What is a Resume?
A resume is a data sheet that markets your credentials. It outlines your skills and qualifications and prompts potential employers to talk to you further about the opportunities they offer. A resume gets you in the door, but it doesn’t get you the job. It is just the first step. What gets you the job are the interviews and how you do with them.
Create a Master List
Here is how to start. Remember and write down every experience you can think of.
- Volunteer/community service
- Internships, anywhere
- Paid jobs, anywhere and at any time
- Research projects – big ones you do
- Campus activities
- Student organizations
This is just a brainstorm so don’t worry about the format yet. This master list will provide you with all the information you need to create your resume and cover letter and prepare for interviewing.
Elaborate On Your List
Next, write descriptions of the items on your list. Include information about your specific responsibilities, skills used, and outcomes you obtained. Use action verbs in your descriptions. Remember to tailor the descriptions to the types of jobs and employers you’re targeting. Think about the skills you used in each of your positions that will be of interest to potential employers. You’re trying to convince an employer that your skills transfer to the type of position for which you’re applying.
What Should Go Into Your Resume?
After you have written descriptions for your positions, you’ll need to decide how to organize your experiences, and what to include in the resume. You do not need to include every experience in your list. Be strategic. Focus on those experiences that will be of most interest to your prospective employer.
There are a few sections that are common to most resumes:
It’s a good idea to include both your current school address and a permanent address. Be sure that your phone numbers are correct, and always include an email address. You only need to list one email address, but be sure you check it frequently. If you use an email address other than your Oberlin one, be sure to use a professional sounding address. Do not include your social security number or date of birth.

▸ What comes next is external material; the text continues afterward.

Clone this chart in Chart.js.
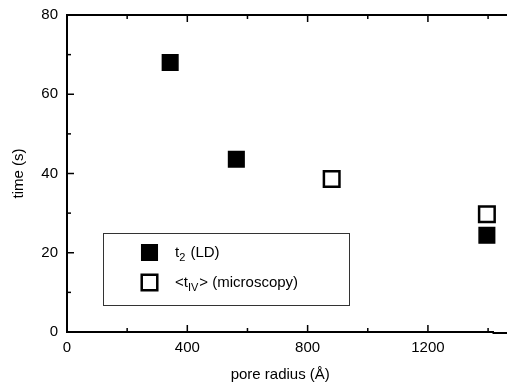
<!DOCTYPE html>
<html>
<head>
<meta charset="utf-8">
<script src="https://cdn.jsdelivr.net/npm/chart.js@4.4.0/dist/chart.umd.min.js"></script>
<style>
  html, body { margin: 0; padding: 0; background: #fff; overflow: hidden; }
  canvas { display: block; }
</style>
</head>
<body>
<canvas id="c" width="507" height="384" style="width:507px;height:384px"></canvas>
<script>
// ---- data ----
const radiusT2 = [343, 563, 1396];
const t2Values = [68.0, 43.6, 24.4];
const radiusTIV = [880, 1396];
const tIVValues = [38.6, 29.7];
const xTickValues = [0, 400, 800, 1200];
const yTickValues = [0, 20, 40, 60, 80];
const xMinorValues = [200, 600, 1000, 1400];
const yMinorValues = [10, 30, 50, 70];
const xTitle = 'pore radius (Å)';
const yTitle = 'time (s)';

const FONT = "'Liberation Sans', Arial, Helvetica, sans-serif";

const toPts = (xs, ys) => xs.map((x, i) => ({ x: x, y: ys[i] }));

const ticksPlugin = {
  id: 'frameTicks',
  afterDraw(chart) {
    const ctx = chart.ctx;
    const xs = chart.scales.x, ys = chart.scales.y;
    const a = chart.chartArea;
    ctx.save();
    ctx.strokeStyle = '#000';
    ctx.lineWidth = 2;
    // top frame line and bottom axis running to the right edge
    ctx.beginPath();
    ctx.moveTo(a.left - 1, a.top);
    ctx.lineTo(chart.width, a.top);
    ctx.moveTo(a.right - 1, a.bottom + 1);
    ctx.lineTo(chart.width, a.bottom + 1);
    ctx.stroke();
    ctx.lineWidth = 1.5;
    const drawX = (v, len) => {
      const p = xs.getPixelForValue(v);
      ctx.beginPath();
      ctx.moveTo(p, a.bottom); ctx.lineTo(p, a.bottom - len);
      ctx.moveTo(p, a.top); ctx.lineTo(p, a.top + len);
      ctx.stroke();
    };
    const drawY = (v, len) => {
      const p = ys.getPixelForValue(v);
      ctx.beginPath();
      ctx.moveTo(a.left, p); ctx.lineTo(a.left + len, p);
      ctx.stroke();
    };
    xTickValues.forEach(v => drawX(v, 7));
    xMinorValues.forEach(v => drawX(v, 4));
    yTickValues.forEach(v => drawY(v, 7));
    yMinorValues.forEach(v => drawY(v, 4));

    // legend box
    const lx = 103, ly = 233, lw = 246, lh = 72;
    ctx.lineWidth = 1;
    ctx.strokeStyle = '#333';
    ctx.strokeRect(lx + 0.5, ly + 0.5, lw, lh);
    // markers
    const ds = chart.data.datasets;
    const mx = 149.5;
    const rows = [252.5, 282.5];
    ds.forEach((d, i) => {
      ctx.fillStyle = d.backgroundColor;
      ctx.strokeStyle = d.borderColor;
      ctx.lineWidth = d.borderWidth;
      ctx.beginPath();
      const s = Math.SQRT1_2 * d.pointRadius;
      ctx.rect(mx - s, rows[i] - s, 2 * s, 2 * s);
      ctx.fill();
      ctx.stroke();
    });
    // legend text
    ctx.fillStyle = '#000';
    ctx.textBaseline = 'middle';
    ctx.textAlign = 'left';
    const big = '15px ' + FONT, small = '11px ' + FONT;
    let x = 175, y = rows[0];
    ctx.font = big; ctx.fillText('t', x, y); x += ctx.measureText('t').width;
    ctx.font = small; ctx.fillText('2', x, y + 5); x += ctx.measureText('2').width + 1;
    ctx.font = big; ctx.fillText(' (LD)', x, y);
    x = 175; y = rows[1];
    ctx.font = big; ctx.fillText('<t', x, y); x += ctx.measureText('<t').width;
    ctx.font = small; ctx.fillText('IV', x, y + 5); x += ctx.measureText('IV').width + 1;
    ctx.font = big; ctx.fillText('> (microscopy)', x, y);
    ctx.restore();
  }
};

new Chart(document.getElementById('c'), {
  type: 'scatter',
  data: {
    datasets: [
      {
        label: 't2 (LD)',
        data: toPts(radiusT2, t2Values),
        clip: false,
        pointStyle: 'rect',
        pointRadius: 11,
        pointHoverRadius: 11,
        backgroundColor: '#000',
        borderColor: '#000',
        borderWidth: 1.5
      },
      {
        label: '<tIV> (microscopy)',
        data: toPts(radiusTIV, tIVValues),
        clip: false,
        pointStyle: 'rect',
        pointRadius: 11,
        pointHoverRadius: 11,
        backgroundColor: '#fff',
        borderColor: '#000',
        borderWidth: 2.5
      }
    ]
  },
  options: {
    responsive: false,
    animation: false,
    devicePixelRatio: 1,
    layout: { padding: { top: 15, right: 0, left: 0, bottom: 0 } },
    plugins: { legend: { display: false }, tooltip: { enabled: false } },
    scales: {
      x: {
        type: 'linear',
        min: 0,
        max: 1418,
        afterFit(s) { s.height = 52; s.paddingRight = 0; s.paddingLeft = 0; },
        afterBuildTicks(s) { s.ticks = xTickValues.map(v => ({ value: v })); },
        grid: { display: false, drawTicks: false },
        border: { display: true, color: '#000', width: 2 },
        ticks: {
          padding: 7, color: '#000', font: { family: FONT, size: 15 },
          callback: v => String(v)
        },
        title: {
          display: true, text: xTitle, color: '#000',
          font: { family: FONT, size: 15 }, padding: { top: 10, bottom: 0 }
        }
      },
      y: {
        type: 'linear',
        min: 0,
        max: 80,
        afterFit(s) { s.width = 67; s.paddingTop = 0; s.paddingBottom = 0; },
        afterBuildTicks(s) { s.ticks = yTickValues.map(v => ({ value: v })); },
        grid: { display: false, drawTicks: false },
        border: { display: true, color: '#000', width: 2 },
        ticks: { padding: 9, color: '#000', font: { family: FONT, size: 15 } },
        title: {
          display: true, text: yTitle, color: '#000',
          font: { family: FONT, size: 15 }, padding: { top: 10, bottom: 0 }
        }
      }
    }
  },
  plugins: [ticksPlugin]
});
</script>
</body>
</html>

This is optional. If you choose to include one, make it a concise declaration of the position you seek in a specified area, department, or industry i.e. a summer internship in a public relations firm. You will elaborate on this more fully in your cover letter, so if you can better use the space on your resume to list relevant experiences and skills, skip the objective.
This section gives details about your college, degree, graduation date, and majors. An overall GPA and a Major GPA are optional. Typically, include your GPA if it is 3.0 or higher and add your Major GPA if it is higher than your overall GPA. Include study abroad or additional educational institutions if appropriate. Generally, you will not include high school, unless your high school is well known or is relevant to the employer (it is assumed you graduated from high school to get into college).
This is the main part of your resume. Use the descriptions you wrote while compiling your list, being sure to begin them with action verbs. Strive to be concise. You should not use full sentences or try to write eloquent prose. Illustrate descriptions with specifics about numbers, outcomes, and goals you met. Omit all personal pronouns.
Try not to be redundant with your job title. For example, if you were a staff writer for The Review, don’t just say you “wrote articles for The Review”. That is implied by your title. Instead try to indicate how many articles, about what, whether you conducted interviews, etc.
Write the description of your experiences either using bullets or in a paragraph style. Again, make sure it is easy to read. Bulleted statements can contain more than one sentence and be more than one line if needed. Don’t use bullets if you choose a paragraph style.
Other sections will depend upon your background and what will be of interest to the prospective employer. You may include some of the following
List your computer, language, and other relevant skills.
If not already included in the Experience section, use this section to describe activities you’ve participated in, especially if you played a leadership role. This section is especially useful for students and recent grads who do not yet have a great deal of work experience.
Particularly useful for academic resumes, this section allows you to elaborate on relevant academic work you’ve done.